Gunness’ first career choice, however, was aeronautical engineering, which he studied at Purdue University in West Lafayette, IN. But it didn’t last: “I went into the program thinking I’d design light airplanes. When I found out that nobody was actually doing that, and that aeronautical engineering meant you got to work on landing gear knuckles or something, I decided to go back to Wisconsin.”

The fledgling musician performing at the Student Union at the University of Wisconsin-Madison circa 1982.

There, he enrolled at the University of Wisconsin-Madison in electrical engineering, which, by way of a “flat-out coincidence” led him to pro audio. “In my second year there I discovered they’d created a new emphasis in the department called electro-acoustics,” he explains. “This was after Richard Greiner, who was famous for work he did on transistors in the early 60s, had gotten tenure. His emphasis was in semiconductors, but his passion was audio and he got this new program put in place, so I took on loudspeakers, acoustics and audio circuits. It was great.”

His love for music, however, hadn’t lessened. He still felt the lure of a career on stage. But what ended up tipping the scales in a different direction was a case of laryngitis. The story’s a little more involved than that, however. “In 1982 I played in what I’ll call a mercenary band; we had a booking agent, and whenever one of his bands canceled we’d substitute. One week we’d be a country band, the next a wedding or a rock band. It was a horrible experience,” he says, laughing. “Everywhere we went people were disappointed that we’d showed up.”

After a car accident enroute to one of the band’s gigs left him with a serious concussion, he was unable to attend classes at the beginning of the next college semester, so he decided instead to sit it out and play full time. “I got a great gig: three nights a week, 75 bucks a night – good money in those days,” he notes. “I played for a couple of months and came down with laryngitis. I couldn’t talk, but I could still sing so I continued until I lost my voice entirely. So I’m sitting there, halfway through the semester – can’t sing, can’t go out and play – and I realized how fragile a music career is and that it might make a better hobby than a job.”

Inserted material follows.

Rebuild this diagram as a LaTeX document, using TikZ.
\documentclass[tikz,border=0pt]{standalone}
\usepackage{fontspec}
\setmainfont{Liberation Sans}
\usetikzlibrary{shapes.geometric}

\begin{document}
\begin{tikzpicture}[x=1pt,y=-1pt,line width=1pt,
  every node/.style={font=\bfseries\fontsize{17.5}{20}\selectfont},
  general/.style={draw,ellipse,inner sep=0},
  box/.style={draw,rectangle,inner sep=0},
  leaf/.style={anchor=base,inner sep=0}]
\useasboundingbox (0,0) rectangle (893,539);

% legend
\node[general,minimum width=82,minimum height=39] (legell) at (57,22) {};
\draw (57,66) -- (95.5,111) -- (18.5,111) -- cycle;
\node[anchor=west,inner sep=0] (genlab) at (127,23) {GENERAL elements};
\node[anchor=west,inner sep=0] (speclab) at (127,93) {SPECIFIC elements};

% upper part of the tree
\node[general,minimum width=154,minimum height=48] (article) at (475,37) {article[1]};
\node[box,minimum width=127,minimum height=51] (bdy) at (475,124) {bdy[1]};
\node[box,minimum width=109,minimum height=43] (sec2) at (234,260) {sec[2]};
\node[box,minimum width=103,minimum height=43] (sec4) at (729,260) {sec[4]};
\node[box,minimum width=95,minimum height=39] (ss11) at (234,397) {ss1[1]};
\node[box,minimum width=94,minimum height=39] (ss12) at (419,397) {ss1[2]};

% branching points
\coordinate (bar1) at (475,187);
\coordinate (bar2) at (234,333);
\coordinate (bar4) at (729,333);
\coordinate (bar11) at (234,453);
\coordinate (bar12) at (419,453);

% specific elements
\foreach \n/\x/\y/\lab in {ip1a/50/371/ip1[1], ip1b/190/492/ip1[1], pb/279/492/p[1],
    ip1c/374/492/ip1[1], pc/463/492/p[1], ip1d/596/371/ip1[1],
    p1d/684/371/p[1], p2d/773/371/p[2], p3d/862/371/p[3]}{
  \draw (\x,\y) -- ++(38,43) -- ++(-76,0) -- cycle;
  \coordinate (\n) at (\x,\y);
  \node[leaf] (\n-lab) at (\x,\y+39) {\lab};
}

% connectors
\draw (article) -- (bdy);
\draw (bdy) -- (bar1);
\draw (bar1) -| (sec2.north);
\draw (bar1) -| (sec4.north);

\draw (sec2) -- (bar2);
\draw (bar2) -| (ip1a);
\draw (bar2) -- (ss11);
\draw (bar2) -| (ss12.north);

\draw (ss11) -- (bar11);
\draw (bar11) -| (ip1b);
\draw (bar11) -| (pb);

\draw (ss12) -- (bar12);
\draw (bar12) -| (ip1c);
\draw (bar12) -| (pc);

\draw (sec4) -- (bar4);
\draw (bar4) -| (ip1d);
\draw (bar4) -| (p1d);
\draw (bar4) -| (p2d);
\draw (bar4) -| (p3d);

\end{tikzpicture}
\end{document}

Right after graduating in the mid-80s with a degree in Electrical and Computer Engineering from UW-M, he relocated to Buchanan, MI, accepting an engineering position with Electro-Voice. Even then he hadn’t entirely shaken the music bug, however: “Early on I had the idea that I was going to work for EV for a couple of years, save a bunch of money, buy a good sound system and then play music,” he says. Married by then, and with a family on the way, he realized it simply wasn’t realistic and concentrated fully on serious loudspeaker design.